5. Legal Interpretation and Precedents:
The Tribunal reiterated that the definition in Section 2(f)(iii) deems activities such as packing, repacking, labeling, and relabeling as manufacture. The phrase "any other treatment to render the product marketable to the consumer" was highlighted as a broad catch-all that includes enhancing the product's marketability, such as affixing a well-known trademark.
6. Revenue's Argument:
The Revenue argued that relabeling without price alteration does not amount to manufacture. However, the Tribunal clarified that Section 2(f)(iii) does not condition labeling or relabeling on price alteration. The Tribunal emphasized that activities enhancing marketability, like affixing the "HONDA" trademark, fall within the scope of deemed manufacture.
7. Supporting Case Laws:
The Tribunal referenced several cases supporting the appellant's position, including:
- Glovis India P. Ltd.: Affirmed that labeling and packing satisfy the criteria of deemed manufacture.
- Jindal Drugs Ltd.: Held that labeling per se amounts to manufacture under Chapter Note 3 of Chapter 18.
- Johnson & Johnson: Confirmed that labeling or relabeling, even without repacking, can constitute manufacture if it enhances marketability.

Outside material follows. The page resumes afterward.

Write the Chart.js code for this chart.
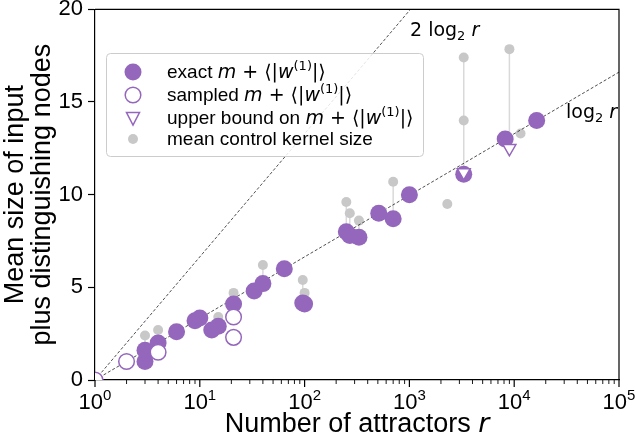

8. Distinguishing Non-Applicable Cases:
The Tribunal distinguished the present case from others cited by the Revenue, such as Commissioner of Central Excise, New Delhi Vs. Panchsheel Soap Factory and Beltek (India) Ltd., noting differences in the applicable legal provisions and the nature of activities involved.
Conclusion:
The Tribunal concluded that the appellant’s activities of repacking, inspection, labeling, and affixing trademarks indeed amount to manufacture under Section 2(f)(iii) of the Central Excise Act, 1944. Consequently, the impugned orders were set aside, and the appeals were allowed with consequential relief as per law.